» **THE EXERCISE**: Repeat exactly the stretch of lines from the line containing "Rebuild this chart" through the line containing "var cx = function(d, i)", both included, and nothing else.

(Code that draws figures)

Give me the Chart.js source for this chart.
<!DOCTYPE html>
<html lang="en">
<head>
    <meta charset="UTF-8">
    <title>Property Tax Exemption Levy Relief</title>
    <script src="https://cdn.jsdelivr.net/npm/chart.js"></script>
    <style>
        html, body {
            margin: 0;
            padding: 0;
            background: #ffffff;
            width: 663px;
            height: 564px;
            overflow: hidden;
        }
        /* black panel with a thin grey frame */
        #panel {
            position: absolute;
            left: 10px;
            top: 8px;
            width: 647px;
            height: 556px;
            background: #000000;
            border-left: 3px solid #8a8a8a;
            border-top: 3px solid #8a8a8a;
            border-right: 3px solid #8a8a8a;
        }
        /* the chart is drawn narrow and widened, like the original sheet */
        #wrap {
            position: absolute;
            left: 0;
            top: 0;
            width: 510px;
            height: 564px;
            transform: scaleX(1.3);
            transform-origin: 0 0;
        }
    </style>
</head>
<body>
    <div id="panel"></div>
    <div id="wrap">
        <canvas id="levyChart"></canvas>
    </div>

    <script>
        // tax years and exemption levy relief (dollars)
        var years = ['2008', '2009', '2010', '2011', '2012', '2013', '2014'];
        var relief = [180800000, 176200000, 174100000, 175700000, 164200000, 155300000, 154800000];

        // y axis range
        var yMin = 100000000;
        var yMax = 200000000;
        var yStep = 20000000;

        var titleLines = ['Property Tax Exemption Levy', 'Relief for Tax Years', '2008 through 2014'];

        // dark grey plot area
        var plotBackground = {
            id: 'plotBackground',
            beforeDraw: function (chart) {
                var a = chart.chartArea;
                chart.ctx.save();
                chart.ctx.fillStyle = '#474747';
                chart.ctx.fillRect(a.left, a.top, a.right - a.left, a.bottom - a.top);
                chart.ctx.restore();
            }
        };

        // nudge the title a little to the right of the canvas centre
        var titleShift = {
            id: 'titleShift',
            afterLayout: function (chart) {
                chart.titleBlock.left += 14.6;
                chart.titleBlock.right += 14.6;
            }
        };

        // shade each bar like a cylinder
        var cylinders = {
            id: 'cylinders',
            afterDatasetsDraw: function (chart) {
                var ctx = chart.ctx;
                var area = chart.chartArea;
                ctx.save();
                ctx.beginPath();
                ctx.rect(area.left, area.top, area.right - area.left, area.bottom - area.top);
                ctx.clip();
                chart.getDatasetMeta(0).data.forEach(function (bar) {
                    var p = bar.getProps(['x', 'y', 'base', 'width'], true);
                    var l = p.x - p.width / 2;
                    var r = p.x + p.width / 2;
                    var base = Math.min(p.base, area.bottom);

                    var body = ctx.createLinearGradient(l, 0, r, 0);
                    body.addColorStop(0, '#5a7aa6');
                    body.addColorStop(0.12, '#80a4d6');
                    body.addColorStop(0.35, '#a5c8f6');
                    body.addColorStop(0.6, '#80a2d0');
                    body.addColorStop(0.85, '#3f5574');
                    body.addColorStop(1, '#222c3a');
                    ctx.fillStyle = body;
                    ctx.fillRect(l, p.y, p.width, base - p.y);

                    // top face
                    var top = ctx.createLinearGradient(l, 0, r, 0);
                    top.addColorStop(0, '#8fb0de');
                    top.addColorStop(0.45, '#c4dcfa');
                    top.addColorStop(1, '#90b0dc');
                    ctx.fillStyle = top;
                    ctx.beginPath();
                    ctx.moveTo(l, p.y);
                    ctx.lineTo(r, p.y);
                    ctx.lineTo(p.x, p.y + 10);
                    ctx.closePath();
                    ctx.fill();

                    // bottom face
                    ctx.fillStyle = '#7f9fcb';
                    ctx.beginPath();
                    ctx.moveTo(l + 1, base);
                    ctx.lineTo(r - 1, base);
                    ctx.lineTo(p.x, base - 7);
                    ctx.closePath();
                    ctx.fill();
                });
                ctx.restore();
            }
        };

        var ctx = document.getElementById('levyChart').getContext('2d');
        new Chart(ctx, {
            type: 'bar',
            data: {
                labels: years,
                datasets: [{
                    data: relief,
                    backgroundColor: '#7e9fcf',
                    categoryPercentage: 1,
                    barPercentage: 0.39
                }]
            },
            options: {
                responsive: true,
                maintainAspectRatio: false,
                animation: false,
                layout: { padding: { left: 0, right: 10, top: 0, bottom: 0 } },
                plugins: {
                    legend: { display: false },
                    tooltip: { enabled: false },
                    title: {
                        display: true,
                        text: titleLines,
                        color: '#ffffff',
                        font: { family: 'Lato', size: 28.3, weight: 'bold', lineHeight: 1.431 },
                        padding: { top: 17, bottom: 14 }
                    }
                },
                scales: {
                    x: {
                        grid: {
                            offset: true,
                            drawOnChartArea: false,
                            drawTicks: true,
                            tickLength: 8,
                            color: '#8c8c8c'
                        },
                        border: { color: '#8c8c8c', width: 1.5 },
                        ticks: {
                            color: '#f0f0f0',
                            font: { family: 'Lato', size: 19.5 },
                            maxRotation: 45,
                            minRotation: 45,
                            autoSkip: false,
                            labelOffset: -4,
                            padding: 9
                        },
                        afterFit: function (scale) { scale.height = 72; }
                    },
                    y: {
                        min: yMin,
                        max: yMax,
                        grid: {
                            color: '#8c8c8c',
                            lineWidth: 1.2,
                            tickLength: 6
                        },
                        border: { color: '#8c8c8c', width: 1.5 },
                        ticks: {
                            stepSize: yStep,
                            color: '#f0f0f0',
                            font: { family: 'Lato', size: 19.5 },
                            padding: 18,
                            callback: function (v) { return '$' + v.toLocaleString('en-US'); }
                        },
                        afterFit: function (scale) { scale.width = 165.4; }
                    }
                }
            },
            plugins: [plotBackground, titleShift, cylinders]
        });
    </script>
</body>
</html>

...

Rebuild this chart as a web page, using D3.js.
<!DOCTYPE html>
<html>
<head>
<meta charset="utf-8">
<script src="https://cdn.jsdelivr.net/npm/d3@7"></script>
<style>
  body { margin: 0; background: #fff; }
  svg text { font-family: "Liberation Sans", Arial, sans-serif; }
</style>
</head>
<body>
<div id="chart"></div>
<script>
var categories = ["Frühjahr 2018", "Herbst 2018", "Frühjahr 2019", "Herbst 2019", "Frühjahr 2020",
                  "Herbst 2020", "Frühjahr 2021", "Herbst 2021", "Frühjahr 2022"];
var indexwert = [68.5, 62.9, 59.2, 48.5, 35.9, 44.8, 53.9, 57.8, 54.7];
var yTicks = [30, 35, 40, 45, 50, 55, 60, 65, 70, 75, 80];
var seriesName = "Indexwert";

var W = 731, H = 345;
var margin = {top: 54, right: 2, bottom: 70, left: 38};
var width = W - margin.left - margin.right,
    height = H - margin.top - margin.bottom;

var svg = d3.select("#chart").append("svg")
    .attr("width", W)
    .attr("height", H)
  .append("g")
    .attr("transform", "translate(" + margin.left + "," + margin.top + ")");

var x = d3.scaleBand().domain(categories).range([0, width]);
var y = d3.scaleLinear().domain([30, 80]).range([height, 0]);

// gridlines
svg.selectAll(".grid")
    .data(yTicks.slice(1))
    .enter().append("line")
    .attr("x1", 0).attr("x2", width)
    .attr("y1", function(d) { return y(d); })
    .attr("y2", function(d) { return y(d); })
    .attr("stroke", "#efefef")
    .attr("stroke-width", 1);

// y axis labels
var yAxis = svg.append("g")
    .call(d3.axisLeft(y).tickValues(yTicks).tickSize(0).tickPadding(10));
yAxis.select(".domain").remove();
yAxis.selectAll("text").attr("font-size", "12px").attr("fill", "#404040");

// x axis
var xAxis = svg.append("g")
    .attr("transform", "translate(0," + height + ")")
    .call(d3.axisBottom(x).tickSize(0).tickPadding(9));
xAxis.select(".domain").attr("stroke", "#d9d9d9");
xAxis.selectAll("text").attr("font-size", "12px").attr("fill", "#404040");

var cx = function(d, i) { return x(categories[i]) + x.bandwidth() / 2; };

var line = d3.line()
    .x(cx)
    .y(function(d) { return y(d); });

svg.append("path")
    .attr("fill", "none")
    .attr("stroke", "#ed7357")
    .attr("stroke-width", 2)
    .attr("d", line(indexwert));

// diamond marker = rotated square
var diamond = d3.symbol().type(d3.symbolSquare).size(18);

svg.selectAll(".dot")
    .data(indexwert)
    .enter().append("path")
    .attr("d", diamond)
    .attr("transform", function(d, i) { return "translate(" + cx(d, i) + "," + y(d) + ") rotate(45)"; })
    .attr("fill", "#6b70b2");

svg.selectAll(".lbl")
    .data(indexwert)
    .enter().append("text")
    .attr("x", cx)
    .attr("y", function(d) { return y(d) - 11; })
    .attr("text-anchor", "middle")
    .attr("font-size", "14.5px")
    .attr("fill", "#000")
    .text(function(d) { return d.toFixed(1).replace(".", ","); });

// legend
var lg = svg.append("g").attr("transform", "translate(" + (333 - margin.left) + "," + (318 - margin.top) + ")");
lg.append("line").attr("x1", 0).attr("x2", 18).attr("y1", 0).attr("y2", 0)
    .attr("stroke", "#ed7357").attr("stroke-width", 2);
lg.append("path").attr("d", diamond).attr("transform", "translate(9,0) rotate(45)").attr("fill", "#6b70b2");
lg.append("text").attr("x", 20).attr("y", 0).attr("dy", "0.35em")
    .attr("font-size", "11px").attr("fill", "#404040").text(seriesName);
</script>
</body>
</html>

» **FINISHED ANSWER**:
Rebuild this chart as a web page, using D3.js.
<!DOCTYPE html>
<html>
<head>
<meta charset="utf-8">
<script src="https://cdn.jsdelivr.net/npm/d3@7"></script>
<style>
  body { margin: 0; background: #fff; }
  svg text { font-family: "Liberation Sans", Arial, sans-serif; }
</style>
</head>
<body>
<div id="chart"></div>
<script>
var categories = ["Frühjahr 2018", "Herbst 2018", "Frühjahr 2019", "Herbst 2019", "Frühjahr 2020",
                  "Herbst 2020", "Frühjahr 2021", "Herbst 2021", "Frühjahr 2022"];
var indexwert = [68.5, 62.9, 59.2, 48.5, 35.9, 44.8, 53.9, 57.8, 54.7];
var yTicks = [30, 35, 40, 45, 50, 55, 60, 65, 70, 75, 80];
var seriesName = "Indexwert";

var W = 731, H = 345;
var margin = {top: 54, right: 2, bottom: 70, left: 38};
var width = W - margin.left - margin.right,
    height = H - margin.top - margin.bottom;

var svg = d3.select("#chart").append("svg")
    .attr("width", W)
    .attr("height", H)
  .append("g")
    .attr("transform", "translate(" + margin.left + "," + margin.top + ")");

var x = d3.scaleBand().domain(categories).range([0, width]);
var y = d3.scaleLinear().domain([30, 80]).range([height, 0]);

// gridlines
svg.selectAll(".grid")
    .data(yTicks.slice(1))
    .enter().append("line")
    .attr("x1", 0).attr("x2", width)
    .attr("y1", function(d) { return y(d); })
    .attr("y2", function(d) { return y(d); })
    .attr("stroke", "#efefef")
    .attr("stroke-width", 1);

// y axis labels
var yAxis = svg.append("g")
    .call(d3.axisLeft(y).tickValues(yTicks).tickSize(0).tickPadding(10));
yAxis.select(".domain").remove();
yAxis.selectAll("text").attr("font-size", "12px").attr("fill", "#404040");

// x axis
var xAxis = svg.append("g")
    .attr("transform", "translate(0," + height + ")")
    .call(d3.axisBottom(x).tickSize(0).tickPadding(9));
xAxis.select(".domain").attr("stroke", "#d9d9d9");
xAxis.selectAll("text").attr("font-size", "12px").attr("fill", "#404040");

var cx = function(d, i) { return x(categories[i]) + x.bandwidth() / 2; };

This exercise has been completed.